Multimodal Search: The Future of Google Ranking

Multimodal search refers to the ability to search using a combination of input types—text, voice, images, and even video—to retrieve relevant results. Google has been investing heavily in this area, integrating AI-powered tools like Google Lens, Search Generative Experience (SGE), and MUM (Multitask Unified Model) to understand and respond to complex, layered queries.

In the coming years, multimodal search will fundamentally reshape how users interact with search engines—and how websites are ranked. For SEO professionals, this is a wake-up call.

Why Multimodal Search Matters for SEO

More Complex Queries: Users are asking richer, layered questions that span formats (e.g., “What’s this ingredient? [image]” + “How to cook it?” [text/voice]).
AI Interpretation: Google's models like MUM understand meaning across different media types, not just keywords.
Shifting SERPs: Results may include image carousels, short video clips, AI summaries, maps, and more—all above traditional blue links.

According to Google, MUM is 1,000 times more powerful than BERT, and can analyze both language and imagery to deliver deeper insights.

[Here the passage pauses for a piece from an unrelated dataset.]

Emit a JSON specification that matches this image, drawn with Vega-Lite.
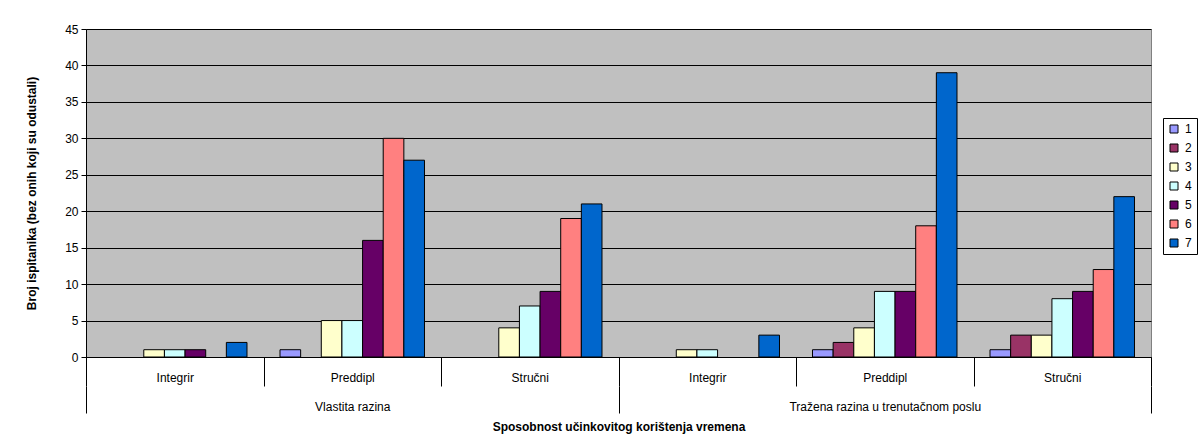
{
  "$schema": "https://vega.github.io/schema/vega-lite/v6.json",
  "width": 1065,
  "height": 328,
  "autosize": {"type": "none"},
  "padding": {"left": 86, "top": 29, "right": 49, "bottom": 91},
  "background": "white",
  "config": {
    "font": "Liberation Sans",
    "view": {"fill": "#C0C0C0", "stroke": "#808080", "strokeWidth": 1}
  },
  "data": {
    "values": [
      {"razina": "Vlastita razina", "grp": "Vlastita razina|Integrir", "s": "1", "v": 0},
      {"razina": "Vlastita razina", "grp": "Vlastita razina|Integrir", "s": "2", "v": 0},
      {"razina": "Vlastita razina", "grp": "Vlastita razina|Integrir", "s": "3", "v": 1},
      {"razina": "Vlastita razina", "grp": "Vlastita razina|Integrir", "s": "4", "v": 1},
      {"razina": "Vlastita razina", "grp": "Vlastita razina|Integrir", "s": "5", "v": 1},
      {"razina": "Vlastita razina", "grp": "Vlastita razina|Integrir", "s": "6", "v": 0},
      {"razina": "Vlastita razina", "grp": "Vlastita razina|Integrir", "s": "7", "v": 2},
      {"razina": "Vlastita razina", "grp": "Vlastita razina|Preddipl", "s": "1", "v": 1},
      {"razina": "Vlastita razina", "grp": "Vlastita razina|Preddipl", "s": "2", "v": 0},
      {"razina": "Vlastita razina", "grp": "Vlastita razina|Preddipl", "s": "3", "v": 5},
      {"razina": "Vlastita razina", "grp": "Vlastita razina|Preddipl", "s": "4", "v": 5},
      {"razina": "Vlastita razina", "grp": "Vlastita razina|Preddipl", "s": "5", "v": 16},
      {"razina": "Vlastita razina", "grp": "Vlastita razina|Preddipl", "s": "6", "v": 30},
      {"razina": "Vlastita razina", "grp": "Vlastita razina|Preddipl", "s": "7", "v": 27},
      {"razina": "Vlastita razina", "grp": "Vlastita razina|Stručni", "s": "1", "v": 0},
      {"razina": "Vlastita razina", "grp": "Vlastita razina|Stručni", "s": "2", "v": 0},
      {"razina": "Vlastita razina", "grp": "Vlastita razina|Stručni", "s": "3", "v": 4},
      {"razina": "Vlastita razina", "grp": "Vlastita razina|Stručni", "s": "4", "v": 7},
      {"razina": "Vlastita razina", "grp": "Vlastita razina|Stručni", "s": "5", "v": 9},
      {"razina": "Vlastita razina", "grp": "Vlastita razina|Stručni", "s": "6", "v": 19},
      {"razina": "Vlastita razina", "grp": "Vlastita razina|Stručni", "s": "7", "v": 21},
      {"razina": "Tražena razina u trenutačnom poslu", "grp": "Tražena razina u trenutačnom poslu|Integrir", "s": "1", "v": 0},
      {"razina": "Tražena razina u trenutačnom poslu", "grp": "Tražena razina u trenutačnom poslu|Integrir", "s": "2", "v": 0},
      {"razina": "Tražena razina u trenutačnom poslu", "grp": "Tražena razina u trenutačnom poslu|Integrir", "s": "3", "v": 1},
      {"razina": "Tražena razina u trenutačnom poslu", "grp": "Tražena razina u trenutačnom poslu|Integrir", "s": "4", "v": 1},
      {"razina": "Tražena razina u trenutačnom poslu", "grp": "Tražena razina u trenutačnom poslu|Integrir", "s": "5", "v": 0},
      {"razina": "Tražena razina u trenutačnom poslu", "grp": "Tražena razina u trenutačnom poslu|Integrir", "s": "6", "v": 0},
      {"razina": "Tražena razina u trenutačnom poslu", "grp": "Tražena razina u trenutačnom poslu|Integrir", "s": "7", "v": 3},
      {"razina": "Tražena razina u trenutačnom poslu", "grp": "Tražena razina u trenutačnom poslu|Preddipl", "s": "1", "v": 1},
      {"razina": "Tražena razina u trenutačnom poslu", "grp": "Tražena razina u trenutačnom poslu|Preddipl", "s": "2", "v": 2},
      {"razina": "Tražena razina u trenutačnom poslu", "grp": "Tražena razina u trenutačnom poslu|Preddipl", "s": "3", "v": 4},
      {"razina": "Tražena razina u trenutačnom poslu", "grp": "Tražena razina u trenutačnom poslu|Preddipl", "s": "4", "v": 9},
      {"razina": "Tražena razina u trenutačnom poslu", "grp": "Tražena razina u trenutačnom poslu|Preddipl", "s": "5", "v": 9},
      {"razina": "Tražena razina u trenutačnom poslu", "grp": "Tražena razina u trenutačnom poslu|Preddipl", "s": "6", "v": 18},
      {"razina": "Tražena razina u trenutačnom poslu", "grp": "Tražena razina u trenutačnom poslu|Preddipl", "s": "7", "v": 39},
      {"razina": "Tražena razina u trenutačnom poslu", "grp": "Tražena razina u trenutačnom poslu|Stručni", "s": "1", "v": 1},
      {"razina": "Tražena razina u trenutačnom poslu", "grp": "Tražena razina u trenutačnom poslu|Stručni", "s": "2", "v": 3},
      {"razina": "Tražena razina u trenutačnom poslu", "grp": "Tražena razina u trenutačnom poslu|Stručni", "s": "3", "v": 3},
      {"razina": "Tražena razina u trenutačnom poslu", "grp": "Tražena razina u trenutačnom poslu|Stručni", "s": "4", "v": 8},
      {"razina": "Tražena razina u trenutačnom poslu", "grp": "Tražena razina u trenutačnom poslu|Stručni", "s": "5", "v": 9},
      {"razina": "Tražena razina u trenutačnom poslu", "grp": "Tražena razina u trenutačnom poslu|Stručni", "s": "6", "v": 12},
      {"razina": "Tražena razina u trenutačnom poslu", "grp": "Tražena razina u trenutačnom poslu|Stručni", "s": "7", "v": 22}
    ]
  },
  "layer": [
    {
      "mark": {"type": "bar", "stroke": "#000000", "strokeWidth": 1},
      "encoding": {
        "x": {
          "field": "grp",
          "type": "nominal",
          "scale": {
            "domain": [
              "Vlastita razina|Integrir",
              "Vlastita razina|Preddipl",
              "Vlastita razina|Stručni",
              "Tražena razina u trenutačnom poslu|Integrir",
              "Tražena razina u trenutačnom poslu|Preddipl",
              "Tražena razina u trenutačnom poslu|Stručni"
            ],
            "paddingInner": 0,
            "paddingOuter": 0
          },
          "axis": {
            "title": null,
            "labelExpr": "split(datum.label, '|')[1]",
            "tickBand": "extent",
            "tickSize": 29,
            "tickColor": "#000000",
            "domainColor": "#000000",
            "labelAngle": 0,
            "labelBaseline": "middle",
            "labelPadding": -9,
            "labelFontSize": 12,
            "labelColor": "#000000",
            "labelLimit": 0,
            "grid": false
          }
        },
        "xOffset": {
          "field": "s",
          "type": "nominal",
          "scale": {"paddingOuter": 0.8, "paddingInner": 0}
        },
        "y": {
          "field": "v",
          "type": "quantitative",
          "scale": {"domain": [0, 45]},
          "axis": {
            "title": "Broj ispitanika (bez onih koji su odustali)",
            "values": [0, 5, 10, 15, 20, 25, 30, 35, 40, 45],
            "grid": true,
            "gridColor": "#000000",
            "gridWidth": 1,
            "gridOpacity": 1,
            "domainColor": "#000000",
            "tickColor": "#000000",
            "tickSize": 5,
            "labelFontSize": 12,
            "labelColor": "#000000",
            "labelPadding": 3,
            "titleFontSize": 12,
            "titleFontWeight": "bold",
            "titleColor": "#000000",
            "titlePadding": 26
          }
        },
        "strokeOpacity": {
          "condition": {"test": "datum.v == 0", "value": 0},
          "value": 1
        },
        "color": {
          "field": "s",
          "type": "nominal",
          "scale": {
            "domain": ["1", "2", "3", "4", "5", "6", "7"],
            "range": ["#9999FF", "#993366", "#FFFFCC", "#CCFFFF", "#660066", "#FF8080", "#0066CC"]
          },
          "legend": {
            "title": null,
            "orient": "none",
            "legendX": 1077,
            "legendY": 89,
            "fillColor": "white",
            "strokeColor": "#000000",
            "padding": 5,
            "symbolType": "square",
            "symbolSize": 64,
            "symbolStrokeColor": "#000000",
            "symbolStrokeWidth": 1,
            "symbolOpacity": 1,
            "labelFontSize": 12,
            "labelColor": "#000000",
            "rowPadding": 7,
            "labelOffset": 5
          }
        }
      }
    },
    {
      "mark": {"type": "rule", "opacity": 0},
      "encoding": {
        "x": {
          "field": "razina",
          "type": "nominal",
          "scale": {
            "domain": ["Vlastita razina", "Tražena razina u trenutačnom poslu"],
            "paddingInner": 0,
            "paddingOuter": 0
          },
          "axis": {
            "orient": "bottom",
            "offset": 29,
            "title": "Sposobnost učinkovitog korištenja vremena",
            "domain": false,
            "grid": false,
            "tickBand": "extent",
            "tickSize": 27,
            "tickColor": "#000000",
            "labelAngle": 0,
            "labelBaseline": "middle",
            "labelPadding": -7,
            "labelFontSize": 12,
            "labelColor": "#000000",
            "labelLimit": 0,
            "titleFontSize": 12,
            "titleFontWeight": "bold",
            "titleColor": "#000000",
            "titlePadding": 8
          }
        }
      }
    }
  ],
  "resolve": {"scale": {"x": "independent"}, "axis": {"x": "independent"}}
}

How to Optimize for Multimodal Search

Here are five practical steps to future-proof your SEO:

1. Use Structured Data (Schema)

Markup helps Google understand what your content represents (e.g., recipes, products, reviews), making it easier to integrate in multimodal results.

2. Optimize Images and Videos

Use descriptive file names and alt text
Compress images for faster loading
Add video transcripts and closed captions
Host videos on both your site and YouTube for double exposure

3. Target Visual Intent

Create content for visual queries, such as infographics, tutorials, product close-ups, and step-by-step visuals.

4. Improve Content Context

AI understands context better than ever. Write clearly, using natural language, headers, and internal links to build topical authority.

5. Embrace Voice Search SEO

Voice is a key modality. Use conversational keywords, answer questions (featured snippet style), and ensure fast mobile performance.

The Role of AI and MUM

Google's MUM model can:

Translate across 75+ languages
Understand nuances in image + text queries
Compare and recommend content across formats

This means traditional text-heavy SEO strategies alone won’t be enough. You’ll need a multimedia-first content approach.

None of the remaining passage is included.